---------- GIVEN DATA
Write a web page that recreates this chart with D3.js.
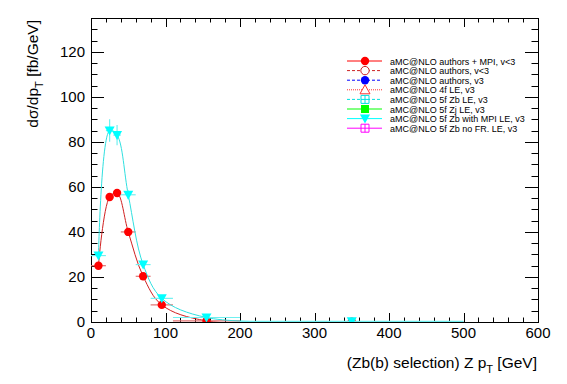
<!DOCTYPE html>
<html>
<head>
<meta charset="utf-8">
<script src="https://cdn.jsdelivr.net/npm/d3@7"></script>
<style>
  body { margin: 0; background: #fff; }
  svg { display: block; font-family: "Liberation Sans", Arial, sans-serif; }
</style>
</head>
<body>
<svg id="chart" width="567" height="384"></svg>
<script>
// bins of Z pT (GeV)
const binLo = [0, 20, 30, 40, 60, 80, 110, 200];
const binHi = [20, 30, 40, 60, 80, 110, 200, 500];
const binMid = [10, 25, 35, 50, 70, 95, 155, 350];

// aMC@NLO authors + MPI, v<3
const authorsMpi = [25, 55.5, 57.3, 40, 20.3, 7.6, 0.5, 0.1];
const authorsMpiErr = [1, 1.2, 1.2, 1, 0.8, 0.4, 0.1, 0.02];

// aMC@NLO 5f Zb with MPI LE, v3
const zbMpi = [29.5, 85, 83, 56.5, 25.5, 10.5, 2, 0.3];
const zbMpiErr = [1.5, 5, 4.5, 2, 1.2, 0.6, 0.2, 0.05];

const xTicks = [0, 100, 200, 300, 400, 500, 600];
const yTicks = [0, 20, 40, 60, 80, 100, 120];

const legendLabels = [
  "aMC@NLO authors + MPI, v<3",
  "aMC@NLO authors, v<3",
  "aMC@NLO authors, v3",
  "aMC@NLO 4f LE, v3",
  "aMC@NLO 5f Zb LE, v3",
  "aMC@NLO 5f Zj LE, v3",
  "aMC@NLO 5f Zb with MPI LE, v3",
  "aMC@NLO 5f Zb no FR. LE, v3",
];
const legendStyle = [
  { color: "#ff0000", dash: null, shape: "circle", fill: true },
  { color: "#cc2222", dash: "3,2", shape: "circle", fill: false },
  { color: "#0000ff", dash: "3,2", shape: "circle", fill: true },
  { color: "#ff3030", dash: "1,1", shape: "triUp", fill: false },
  { color: "#00e0e0", dash: "3,2", shape: "squareX", fill: false },
  { color: "#00ff00", dash: null, shape: "square", fill: true },
  { color: "#00ffff", dash: null, shape: "triDown", fill: true },
  { color: "#ff00ff", dash: null, shape: "squarePlus", fill: false },
];

const svg = d3.select("#chart");
const m = { left: 91, right: 538, top: 18, bottom: 322 };

const x = d3.scaleLinear().domain([0, 600]).range([m.left, m.right]);
const y = d3.scaleLinear().domain([0, 135]).range([m.bottom, m.top]);

svg.append("defs").append("clipPath").attr("id", "clip")
  .append("rect")
  .attr("x", m.left).attr("y", m.top)
  .attr("width", m.right - m.left).attr("height", m.bottom - m.top);

/* Frame and ticks (ROOT style, ticks inside on all four sides) */
const ax = svg.append("g").attr("stroke", "#000").attr("stroke-width", 1);
ax.append("rect")
  .attr("x", m.left + 0.5).attr("y", m.top + 0.5)
  .attr("width", m.right - m.left).attr("height", m.bottom - m.top)
  .attr("fill", "none");

d3.range(0, 601, 20).forEach((v) => {
  const len = v % 100 === 0 ? 9 : 4.5;
  const px = Math.round(x(v)) + 0.5;
  ax.append("line").attr("x1", px).attr("x2", px)
    .attr("y1", m.bottom).attr("y2", m.bottom - len);
  ax.append("line").attr("x1", px).attr("x2", px)
    .attr("y1", m.top).attr("y2", m.top + len);
});
d3.range(0, 136, 5).forEach((v) => {
  const len = v % 20 === 0 ? 13 : 6.5;
  const py = Math.round(y(v)) + 0.5;
  ax.append("line").attr("y1", py).attr("y2", py)
    .attr("x1", m.left).attr("x2", m.left + len);
  ax.append("line").attr("y1", py).attr("y2", py)
    .attr("x1", m.right).attr("x2", m.right - len);
});

svg.append("g").selectAll("text").data(xTicks).join("text")
  .attr("x", (d) => x(d)).attr("y", 338)
  .attr("text-anchor", "middle")
  .attr("font-size", 15)
  .text((d) => d);

svg.append("g").selectAll("text").data(yTicks).join("text")
  .attr("x", 85).attr("y", (d) => y(d) + 5)
  .attr("text-anchor", "end")
  .attr("font-size", 15)
  .text((d) => d);

/* Axis titles */
const xt = svg.append("text")
  .attr("x", 537).attr("y", 368)
  .attr("text-anchor", "end")
  .attr("font-size", 15.5);
xt.append("tspan").text("(Zb(b) selection) Z p");
xt.append("tspan").attr("dy", 5).attr("font-size", 11).text("T");
xt.append("tspan").attr("dy", -5).text(" [GeV]");

const yt = svg.append("text")
  .attr("transform", "translate(38,20) rotate(-90)")
  .attr("text-anchor", "end")
  .attr("font-size", 15.5);
yt.append("tspan").text("dσ/dp");
yt.append("tspan").attr("dy", 5).attr("font-size", 11).text("T");
yt.append("tspan").attr("dy", -5).text(" [fb/GeV]");

/* Series */
const plot = svg.append("g").attr("clip-path", "url(#clip)");

function markerPath(shape) {
  if (shape === "circle") return d3.symbol(d3.symbolCircle, 55)();
  if (shape === "triDown") return "M-5,-4L5,-4L0,5Z";
  if (shape === "triUp") return "M-5,4L5,4L0,-5Z";
  return "M-4,-4H4V4H-4Z";
}

function drawSeries(vals, errs, color, lineColor, barColor, shape) {
  const pts = binMid.map((d, i) => [x(d), y(vals[i])]);
  plot.append("path")
    .attr("d", d3.line().curve(d3.curveCatmullRom.alpha(0.5))(pts))
    .attr("fill", "none")
    .attr("stroke", lineColor)
    .attr("stroke-width", 1);

  const g = plot.append("g").attr("stroke", barColor).attr("stroke-width", 1.2);
  binMid.forEach((d, i) => {
    g.append("line")
      .attr("x1", x(binLo[i])).attr("x2", x(binHi[i]))
      .attr("y1", y(vals[i])).attr("y2", y(vals[i]));
    g.append("line")
      .attr("x1", x(d)).attr("x2", x(d))
      .attr("y1", y(vals[i] - errs[i])).attr("y2", y(vals[i] + errs[i]));
  });

  plot.append("g").selectAll("path").data(binMid).join("path")
    .attr("transform", (d, i) => `translate(${x(d)},${y(vals[i])})`)
    .attr("d", markerPath(shape))
    .attr("fill", color);
}

drawSeries(authorsMpi, authorsMpiErr, "#ff0000", "#d02020", "#e07070", "circle");
drawSeries(zbMpi, zbMpiErr, "#00ffff", "#30e0e0", "#70f0f0", "triDown");

/* Legend */
const lg = svg.append("g");
legendLabels.forEach((label, i) => {
  const st = legendStyle[i];
  const ly = 61 + i * 9.6;
  lg.append("line")
    .attr("x1", 347).attr("x2", 382).attr("y1", ly).attr("y2", ly)
    .attr("stroke", st.color).attr("stroke-width", 1)
    .attr("stroke-dasharray", st.dash);
  const mk = lg.append("g").attr("transform", `translate(365,${ly})`);
  mk.append("path")
    .attr("d", markerPath(st.shape))
    .attr("fill", st.fill ? st.color : "#fff")
    .attr("stroke", st.color)
    .attr("stroke-width", st.fill ? 0 : 1);
  if (st.shape === "squareX" || st.shape === "squarePlus") {
    mk.append("path").attr("d", "M-4,0H4M0,-4V4").attr("stroke", st.color);
  }
  lg.append("text")
    .attr("x", 390).attr("y", ly + 3.5)
    .attr("font-size", 9)
    .text(label);
});
</script>
</body>
</html>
--------------------
Go through the listing above and write it all out exactly, leaving out any picture.

Write a web page that recreates this chart with D3.js.
<!DOCTYPE html>
<html>
<head>
<meta charset="utf-8">
<script src="https://cdn.jsdelivr.net/npm/d3@7"></script>
<style>
  body { margin: 0; background: #fff; }
  svg { display: block; font-family: "Liberation Sans", Arial, sans-serif; }
</style>
</head>
<body>
<svg id="chart" width="567" height="384"></svg>
<script>
// bins of Z pT (GeV)
const binLo = [0, 20, 30, 40, 60, 80, 110, 200];
const binHi = [20, 30, 40, 60, 80, 110, 200, 500];
const binMid = [10, 25, 35, 50, 70, 95, 155, 350];

// aMC@NLO authors + MPI, v<3
const authorsMpi = [25, 55.5, 57.3, 40, 20.3, 7.6, 0.5, 0.1];
const authorsMpiErr = [1, 1.2, 1.2, 1, 0.8, 0.4, 0.1, 0.02];

// aMC@NLO 5f Zb with MPI LE, v3
const zbMpi = [29.5, 85, 83, 56.5, 25.5, 10.5, 2, 0.3];
const zbMpiErr = [1.5, 5, 4.5, 2, 1.2, 0.6, 0.2, 0.05];

const xTicks = [0, 100, 200, 300, 400, 500, 600];
const yTicks = [0, 20, 40, 60, 80, 100, 120];

const legendLabels = [
  "aMC@NLO authors + MPI, v<3",
  "aMC@NLO authors, v<3",
  "aMC@NLO authors, v3",
  "aMC@NLO 4f LE, v3",
  "aMC@NLO 5f Zb LE, v3",
  "aMC@NLO 5f Zj LE, v3",
  "aMC@NLO 5f Zb with MPI LE, v3",
  "aMC@NLO 5f Zb no FR. LE, v3",
];
const legendStyle = [
  { color: "#ff0000", dash: null, shape: "circle", fill: true },
  { color: "#cc2222", dash: "3,2", shape: "circle", fill: false },
  { color: "#0000ff", dash: "3,2", shape: "circle", fill: true },
  { color: "#ff3030", dash: "1,1", shape: "triUp", fill: false },
  { color: "#00e0e0", dash: "3,2", shape: "squareX", fill: false },
  { color: "#00ff00", dash: null, shape: "square", fill: true },
  { color: "#00ffff", dash: null, shape: "triDown", fill: true },
  { color: "#ff00ff", dash: null, shape: "squarePlus", fill: false },
];

const svg = d3.select("#chart");
const m = { left: 91, right: 538, top: 18, bottom: 322 };

const x = d3.scaleLinear().domain([0, 600]).range([m.left, m.right]);
const y = d3.scaleLinear().domain([0, 135]).range([m.bottom, m.top]);

svg.append("defs").append("clipPath").attr("id", "clip")
  .append("rect")
  .attr("x", m.left).attr("y", m.top)
  .attr("width", m.right - m.left).attr("height", m.bottom - m.top);

/* Frame and ticks (ROOT style, ticks inside on all four sides) */
const ax = svg.append("g").attr("stroke", "#000").attr("stroke-width", 1);
ax.append("rect")
  .attr("x", m.left + 0.5).attr("y", m.top + 0.5)
  .attr("width", m.right - m.left).attr("height", m.bottom - m.top)
  .attr("fill", "none");

d3.range(0, 601, 20).forEach((v) => {
  const len = v % 100 === 0 ? 9 : 4.5;
  const px = Math.round(x(v)) + 0.5;
  ax.append("line").attr("x1", px).attr("x2", px)
    .attr("y1", m.bottom).attr("y2", m.bottom - len);
  ax.append("line").attr("x1", px).attr("x2", px)
    .attr("y1", m.top).attr("y2", m.top + len);
});
d3.range(0, 136, 5).forEach((v) => {
  const len = v % 20 === 0 ? 13 : 6.5;
  const py = Math.round(y(v)) + 0.5;
  ax.append("line").attr("y1", py).attr("y2", py)
    .attr("x1", m.left).attr("x2", m.left + len);
  ax.append("line").attr("y1", py).attr("y2", py)
    .attr("x1", m.right).attr("x2", m.right - len);
});

svg.append("g").selectAll("text").data(xTicks).join("text")
  .attr("x", (d) => x(d)).attr("y", 338)
  .attr("text-anchor", "middle")
  .attr("font-size", 15)
  .text((d) => d);

svg.append("g").selectAll("text").data(yTicks).join("text")
  .attr("x", 85).attr("y", (d) => y(d) + 5)
  .attr("text-anchor", "end")
  .attr("font-size", 15)
  .text((d) => d);

/* Axis titles */
const xt = svg.append("text")
  .attr("x", 537).attr("y", 368)
  .attr("text-anchor", "end")
  .attr("font-size", 15.5);
xt.append("tspan").text("(Zb(b) selection) Z p");
xt.append("tspan").attr("dy", 5).attr("font-size", 11).text("T");
xt.append("tspan").attr("dy", -5).text(" [GeV]");

const yt = svg.append("text")
  .attr("transform", "translate(38,20) rotate(-90)")
  .attr("text-anchor", "end")
  .attr("font-size", 15.5);
yt.append("tspan").text("dσ/dp");
yt.append("tspan").attr("dy", 5).attr("font-size", 11).text("T");
yt.append("tspan").attr("dy", -5).text(" [fb/GeV]");

/* Series */
const plot = svg.append("g").attr("clip-path", "url(#clip)");

function markerPath(shape) {
  if (shape === "circle") return d3.symbol(d3.symbolCircle, 55)();
  if (shape === "triDown") return "M-5,-4L5,-4L0,5Z";
  if (shape === "triUp") return "M-5,4L5,4L0,-5Z";
  return "M-4,-4H4V4H-4Z";
}

function drawSeries(vals, errs, color, lineColor, barColor, shape) {
  const pts = binMid.map((d, i) => [x(d), y(vals[i])]);
  plot.append("path")
    .attr("d", d3.line().curve(d3.curveCatmullRom.alpha(0.5))(pts))
    .attr("fill", "none")
    .attr("stroke", lineColor)
    .attr("stroke-width", 1);

  const g = plot.append("g").attr("stroke", barColor).attr("stroke-width", 1.2);
  binMid.forEach((d, i) => {
    g.append("line")
      .attr("x1", x(binLo[i])).attr("x2", x(binHi[i]))
      .attr("y1", y(vals[i])).attr("y2", y(vals[i]));
    g.append("line")
      .attr("x1", x(d)).attr("x2", x(d))
      .attr("y1", y(vals[i] - errs[i])).attr("y2", y(vals[i] + errs[i]));
  });

  plot.append("g").selectAll("path").data(binMid).join("path")
    .attr("transform", (d, i) => `translate(${x(d)},${y(vals[i])})`)
    .attr("d", markerPath(shape))
    .attr("fill", color);
}

drawSeries(authorsMpi, authorsMpiErr, "#ff0000", "#d02020", "#e07070", "circle");
drawSeries(zbMpi, zbMpiErr, "#00ffff", "#30e0e0", "#70f0f0", "triDown");

/* Legend */
const lg = svg.append("g");
legendLabels.forEach((label, i) => {
  const st = legendStyle[i];
  const ly = 61 + i * 9.6;
  lg.append("line")
    .attr("x1", 347).attr("x2", 382).attr("y1", ly).attr("y2", ly)
    .attr("stroke", st.color).attr("stroke-width", 1)
    .attr("stroke-dasharray", st.dash);
  const mk = lg.append("g").attr("transform", `translate(365,${ly})`);
  mk.append("path")
    .attr("d", markerPath(st.shape))
    .attr("fill", st.fill ? st.color : "#fff")
    .attr("stroke", st.color)
    .attr("stroke-width", st.fill ? 0 : 1);
  if (st.shape === "squareX" || st.shape === "squarePlus") {
    mk.append("path").attr("d", "M-4,0H4M0,-4V4").attr("stroke", st.color);
  }
  lg.append("text")
    .attr("x", 390).attr("y", ly + 3.5)
    .attr("font-size", 9)
    .text(label);
});
</script>
</body>
</html>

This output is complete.